Appellant argues that the confessions given on the 9th were the product of the illegally obtained confession of the 4th and of the property recovered as a result of that illegal confession.[1] The above summary of the facts is drawn from the testimony of officer Storey given at the hearing on appellant's motion to suppress and is undisputed.

It is an established rule of law that a confession upon an inducement by a promise made or sanctioned by a person in authority is inadmissible. McMahon v. State, Tex.Cr.App., 582 S.W.2d 786, 790; Washington v. State, Tex.Cr.App., 582 S.W.2d 122; Wechsler v. State, 172 Tex. Crim. 559, 361 S.W.2d 379, 383; Fisher v. State, Tex. Cr.App., 379 S.W.2d 900, 902. The uncontradicted evidence in this case reveals that the confession of February 4 was illegally obtained by means of such an inducement, and would have been inadmissible had it been offered.

It is also established law that items discovered and seized as the product of an illegally obtained confession are also inadmissible as the illegal "fruits of the poisonous tree" unless the items "would have been obtained regardless by means sufficiently distinguishable from the underlying illegality to be purged of the primary taint." Noble v.

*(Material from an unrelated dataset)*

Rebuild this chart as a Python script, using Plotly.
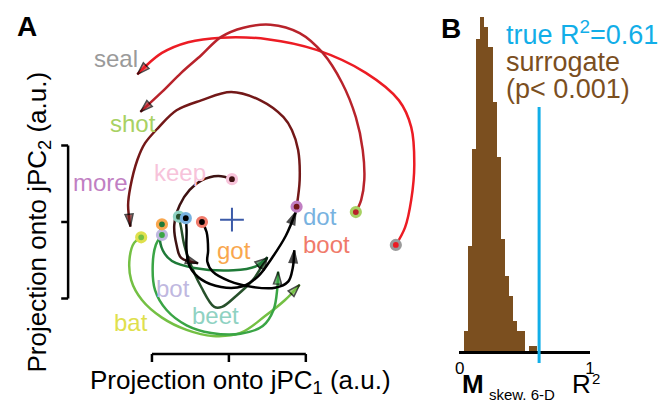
import plotly.graph_objects as go

W, H = 659, 402
FONT = "Liberation Sans, Arial, Helvetica, sans-serif"

# ---- Panel A: population trajectories projected onto jPC1 / jPC2 (a.u.) ----
words = ["seal", "shot", "more", "bat", "bot", "beet", "got", "keep", "dot", "boot"]

seal_x = [2.17, 2.29, 2.37, 2.41, 2.37, 2.21, 1.78, 1.14, 0.50, -0.10, -0.53, -0.87, -1.09, -1.19]
seal_y = [-0.30, -0.07, 0.29, 0.75, 1.24, 1.59, 1.95, 2.25, 2.39, 2.41, 2.35, 2.21, 2.03, 1.93]

shot_x = [1.65, 1.72, 1.76, 1.74, 1.65, 1.47, 1.22, 0.92, 0.54, 0.19, -0.10, -0.36, -0.62, -0.87, -1.15]
shot_y = [0.13, 0.29, 0.55, 0.94, 1.37, 1.82, 2.21, 2.47, 2.58, 2.54, 2.42, 2.18, 1.95, 1.70, 1.44]

more_x = [0.88, 0.92, 0.90, 0.82, 0.71, 0.41, 0.03, -0.36, -0.68, -0.91, -1.09, -1.19, -1.28, -1.31, -1.28]
more_y = [0.20, 0.55, 0.94, 1.20, 1.37, 1.59, 1.70, 1.59, 1.46, 1.24, 1.03, 0.81, 0.46, 0.22, -0.06]

keep_x = [0.04, -0.14, -0.36, -0.51, -0.64, -0.71, -0.68, -0.62, -0.40]
keep_y = [0.56, 0.60, 0.54, 0.42, 0.22, -0.04, -0.30, -0.47, -0.54]

got_x = [-0.87, -0.90, -0.86, -0.74, -0.45, 0.06, 0.35, 0.50]
got_y = [-0.03, -0.17, -0.37, -0.51, -0.60, -0.63, -0.58, -0.47]

beet_x = [-0.65, -0.62, -0.58, -0.51, -0.36, -0.19, -0.09, 0.09, 0.31, 0.44, 0.50]
beet_y = [0.07, -0.08, -0.30, -0.52, -0.85, -1.11, -1.11, -0.97, -0.76, -0.56, -0.46]

dot_x = [-0.56, -0.55, -0.55, -0.51, -0.36, -0.10, 0.18, 0.38, 0.56, 0.74, 0.87]
dot_y = [0.05, -0.10, -0.37, -0.58, -0.75, -0.85, -0.84, -0.71, -0.47, -0.18, 0.13]

boot_x = [-0.35, -0.29, -0.27, -0.28, -0.21, 0.00, 0.31, 0.60, 0.77, 0.83, 0.85]
boot_y = [0.00, -0.13, -0.37, -0.52, -0.65, -0.77, -0.85, -0.86, -0.78, -0.60, -0.37]

bot_x = [-0.87, -0.95, -0.99, -0.96, -0.81, -0.55, -0.23, 0.15, 0.44, 0.58, 0.63, 0.64]
bot_y = [-0.17, -0.30, -0.56, -0.89, -1.15, -1.35, -1.45, -1.46, -1.36, -1.15, -0.86, -0.65]

bat_x = [-1.14, -1.23, -1.29, -1.27, -1.13, -0.87, -0.55, -0.21, 0.15, 0.47, 0.73, 0.92]
bat_y = [-0.20, -0.27, -0.47, -0.76, -1.02, -1.25, -1.41, -1.49, -1.45, -1.23, -1.02, -0.82]

center_x, center_y = [0.04], [0.03]

# ---- Panel B: surrogate distribution of R^2 ----
bin_width = 1 / 32
bin_left = [k / 32 for k in range(1, 19)]
surrogate_counts = [8, 42, 81, 125, 134, 130, 122, 100, 78, 45, 30, 22, 12, 8, 8, 0, 2, 2]
r2_true = 0.61

# ---- styling ----
traj = {
    "seal": (seal_x, seal_y), "shot": (shot_x, shot_y), "more": (more_x, more_y),
    "keep": (keep_x, keep_y), "got": (got_x, got_y), "beet": (beet_x, beet_y),
    "dot": (dot_x, dot_y), "boot": (boot_x, boot_y), "bot": (bot_x, bot_y),
    "bat": (bat_x, bat_y),
}
line_color = {
    "seal": "#ec1c24", "shot": "#b8232b", "more": "#731818", "keep": "#3d1212",
    "got": "#1f7a38", "beet": "#27502b", "bot": "#3aa545", "bat": "#74c044",
    "dot": "#000000", "boot": "#000000",
}
word_color = {
    "seal": "#9a9a9a", "shot": "#a8d163", "more": "#c17fc3", "keep": "#f7c3da",
    "got": "#f9a74e", "bot": "#bfb8e0", "bat": "#dfe04d", "beet": "#8fd2c2",
    "dot": "#78b2e0", "boot": "#f07a6a",
}
label_pos = {
    "seal": (-1.47, 2.14), "shot": (-1.24, 1.29), "more": (-1.67, 0.52),
    "keep": (-0.64, 0.65), "dot": (1.18, 0.07), "boot": (1.27, -0.30),
    "got": (0.06, -0.37), "bot": (-0.72, -0.87), "beet": (-0.18, -1.22),
    "bat": (-1.27, -1.31),
}

# pixel -> data mapping for panel A (1 a.u. = half of each scale bar)
PX0, PY0, SX, SY = 228, 222, 78.0, 76.5
def ax_x(px):
    return (px - PX0) / SX
def ax_y(py):
    return (PY0 - py) / SY
def pap_x(px):
    return px / W
def pap_y(py):
    return 1 - py / H

fig = go.Figure()

# scale bars (axes of panel A)
bar_y, tick_y = ax_y(354), ax_y(362)
fig.add_trace(go.Scatter(
    x=[-1, -1, None, -1, 1, None, 0, 0, None, 1, 1],
    y=[tick_y, bar_y, None, bar_y, bar_y, None, bar_y, tick_y, None, bar_y, tick_y],
    mode="lines", line=dict(color="black", width=2.5), hoverinfo="skip"))
bar_x, tick_x = ax_x(65), ax_x(58)
fig.add_trace(go.Scatter(
    x=[tick_x, bar_x, None, bar_x, bar_x, None, bar_x, tick_x, None, bar_x, tick_x],
    y=[1, 1, None, 1, -1, None, 0, 0, None, -1, -1],
    mode="lines", line=dict(color="black", width=2.5), hoverinfo="skip"))

# trajectories with arrowheads at their ends
for w in words:
    xs, ys = traj[w]
    n = len(xs)
    fig.add_trace(go.Scatter(
        x=xs, y=ys, mode="lines+markers",
        line=dict(color=line_color[w], width=2.5, shape="spline", smoothing=1.0),
        marker=dict(symbol="arrow", angleref="previous",
                    size=[0] * (n - 1) + [13],
                    color=line_color[w],
                    line=dict(color="black", width=1.5)),
        hoverinfo="skip"))

# start points
fig.add_trace(go.Scatter(
    x=[traj[w][0][0] for w in words], y=[traj[w][1][0] for w in words],
    mode="markers",
    marker=dict(size=9, color=[line_color[w] for w in words],
                line=dict(color=[word_color[w] for w in words], width=3.2)),
    hoverinfo="skip"))

# origin marker
fig.add_trace(go.Scatter(
    x=center_x, y=center_y, mode="markers",
    marker=dict(symbol="cross-thin", size=17, line=dict(color="#3b5aa8", width=2)),
    hoverinfo="skip"))

# surrogate histogram
fig.add_trace(go.Bar(
    x=[b + bin_width / 2 for b in bin_left], y=surrogate_counts, width=bin_width,
    marker=dict(color="#7b4f1f", line=dict(width=0)),
    xaxis="x2", yaxis="y2", hoverinfo="skip"))

annotations = []
for w in words:
    lx, ly = label_pos[w]
    annotations.append(dict(x=lx, y=ly, xref="x", yref="y", text=w, showarrow=False,
                            font=dict(family=FONT, size=24, color=word_color[w]),
                            xanchor="center", yanchor="middle"))

def txt(text, x, y, size, color="black", xanchor="center", angle=0):
    annotations.append(dict(x=pap_x(x), y=pap_y(y), xref="paper", yref="paper",
                            text=text, showarrow=False, textangle=angle,
                            font=dict(family=FONT, size=size, color=color),
                            xanchor=xanchor, yanchor="middle"))

txt("<b>A</b>", 23, 26, 28)
txt("<b>B</b>", 453, 29, 28)
txt("Projection onto jPC<sub>1</sub> (a.u.)", 240, 381, 26)
txt("Projection onto jPC<sub>2</sub> (a.u.)", 34, 222, 26, angle=-90)
txt("true R<sup>2</sup>=0.61", 507, 33, 27, color="#12aee8", xanchor="left")
txt("surrogate", 507, 62, 27, color="#7b4f1f", xanchor="left")
txt("(p< 0.001)", 507, 89, 27, color="#7b4f1f", xanchor="left")
txt("<b>M</b>", 476, 384, 26)
txt("skew. 6-D", 490, 394, 15, xanchor="left")
txt("R", 586, 384, 26)
txt("2", 600, 378, 15)

fig.update_layout(
    width=W, height=H, margin=dict(l=0, r=0, t=0, b=0),
    paper_bgcolor="white", plot_bgcolor="white", showlegend=False,
    bargap=0,
    xaxis=dict(domain=[0, 440 / W], range=[ax_x(0), ax_x(440)], visible=False),
    yaxis=dict(domain=[0, 1], range=[ax_y(402), ax_y(0)], visible=False),
    xaxis2=dict(domain=[461 / W, 594 / W], range=[-0.0075, 1.0], anchor="y2",
                showline=True, linecolor="black", linewidth=2.5,
                tickvals=[0, 1], ticktext=["0", "1"], ticks="",
                tickfont=dict(family=FONT, size=17, color="black"),
                showgrid=False, zeroline=False),
    yaxis2=dict(domain=[(H - 351) / H, 1], range=[0, 140.8], visible=False),
    annotations=annotations,
    shapes=[dict(type="line", xref="x2", yref="paper", x0=r2_true, x1=r2_true,
                 y0=pap_y(363), y1=pap_y(107),
                 line=dict(color="#12aee8", width=3))],
)

fig.write_html("out.html")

State, Tex.Cr.App., 478 S.W.2d 83. The stolen property recovered from Jackson was discovered as a direct result of the illegal confession of February 4, and no showing was made that it otherwise would have been discovered. The property was thus likewise the product of the initial illegality, and inadmissible.

The third link in the chain of events and of our analysis is the use of the tainted property to secure appellant's confessions on February 9. At that time appellant was confronted with the property he had stolen, confronted with the fact that he had lied in his confession on February 4, and was asked where the property had come from. He then confessed to the offense prosecuted in the instant case. The exclusionary rule extends to statements that are the fruits of an illegal search as well as to the items seized. Smith v. State, Tex.Cr.App., 542 S.W.2d 420, 422. Here the property was the unlawful fruit of an earlier illegality, and that taint passed to the confessions admitted at trial, because those confessions were a product of the State's use of the tainted property.

The taint of illegality in this case passed to yet a fourth link in the chain. The burglary had never been reported to the police, and was first discovered by use of the tainted property of the second link and tainted confessions of the third link. As with the second and third links, so also with the fourth, there is no showing that the evidence would have been obtained, that the offense would have come to light, or that the testimony of the complaining witness have been secured, in the normal course of investigation, so as to purge the evidence of the primary taint. Nicholas v. State, Tex.Cr.App., 502 S.W.2d 169, 172-173.

*144 The confessions of February 9, being tainted by the initial illegality of the February 4th confession, should not have been admitted in evidence.

The judgment is reversed and the cause remanded.

NOTES

[1] Although appellant also asserts another theory in his attack on the confessions, we view the issue addressed here as the most serious. The State, in its brief, has made no reply to the theory of inadmissibility that we address today.